CPU ↔ GPU Transfer Bottleneck

Moving data between CPU and GPU is often a major bottleneck due to bandwidth limitations. Common scenarios that cause this issue:

Using .item() to extract scalar values
Checkpointing weights to CPU
Frequent data transfers during training

Avoid These CPU-GPU Transfers:

❌ Bad:
loss_value = loss.item()  # Moves to CPU
if loss_value < threshold:
    # Do something

✅ Good:
if loss < threshold:  # Keep on GPU
    # Do something

Kernel Overhead

Launching many small kernels can create overhead. The CPU tells the GPU to launch numerous kernels, and the GPU may struggle to keep up with the launch rate.

Profiling Priority

Always profile your code first to identify bottlenecks before focusing on accuracy improvements. This approach will save you significant costs.

3. Learning Strategies

Once you've optimized your computational efficiency, focus on improving model performance through effective learning strategies.

Batch Size Selection

Choose the highest batch size your GPU and data loader can handle, but ensure you maintain some stochasticity in your updates.
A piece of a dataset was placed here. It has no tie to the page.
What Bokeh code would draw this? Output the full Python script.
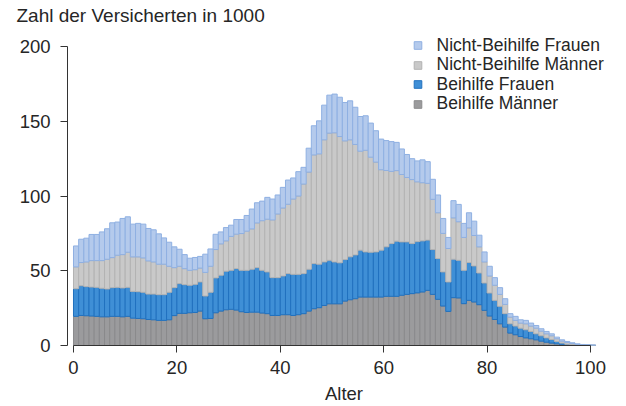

When you change batch size, adjust your learning rate accordingly (usually linearly).

Batch Size Guidelines:

• MNIST Example: Don't use the entire dataset as one batch
  - Too smooth learning leads to local minima
  - Always maintain some randomness in updates

• Learning Rate Adjustment:
  - If you double batch size, consider doubling learning rate
  - Monitor training dynamics carefully

Gradient Accumulation

If your learning is too noisy (loss oscillates up and down), consider gradient accumulation to smooth the updates:

Gradient Accumulation Example:

# Instead of:
loss = model(batch) / batch_size
loss.backward()
optimizer.step()

# Use:
for i in range(accumulation_steps):
    loss = model(batch[i]) / batch_size
    loss.backward()  # Accumulate gradients
optimizer.step()  # Update once with accumulated gradients

Frequently Asked Questions

When do you stop training? What is the ideal loss?

Stopping Criteria:

Keep training while:
✓ Validation loss decreases alongside training loss
✓ You have budget remaining
✓ No signs of overfitting

Stop when:
✗ Validation loss flattens or increases
✗ Training loss keeps dropping but validation loss rises
✗ Early stopping triggers

What if training loss keeps dropping but validation loss increases?
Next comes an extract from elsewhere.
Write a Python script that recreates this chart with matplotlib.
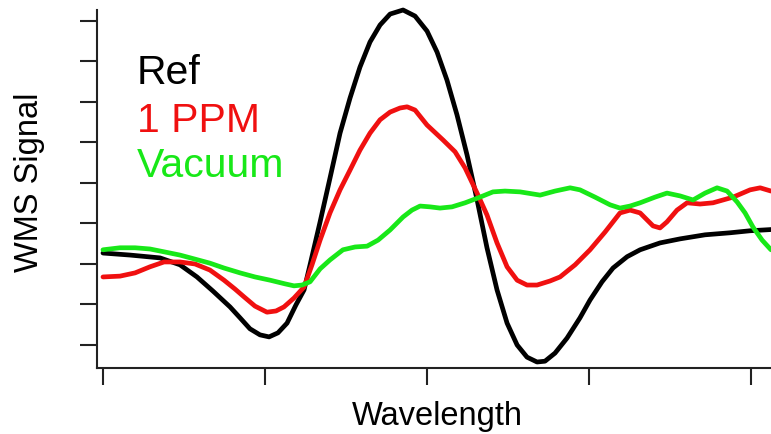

This is classic overfitting. Solutions include:

Add regularization (dropout, weight decay)
Collect more training data
Implement early stopping
Reduce model complexity

How do I know if my learning rate is too high or low?

Learning Rate Too High

Loss oscillates or spikes
Gradients explode
Training becomes unstable

Learning Rate Too Low

Loss crawls down slowly
Training stalls early
Very slow convergence

Finding the Sweet Spot:

Plot learning rate on a log scale
Plot loss against learning rate
The sweet spot is the steepest descent before instability
Use learning rate schedulers for dynamic adjustment

Key Takeaways

Effective ML training optimization requires balancing computational efficiency, proper profiling, and smart learning strategies. Always profile first to identify bottlenecks, then focus on model performance improvements. This systematic approach will save you both time and money.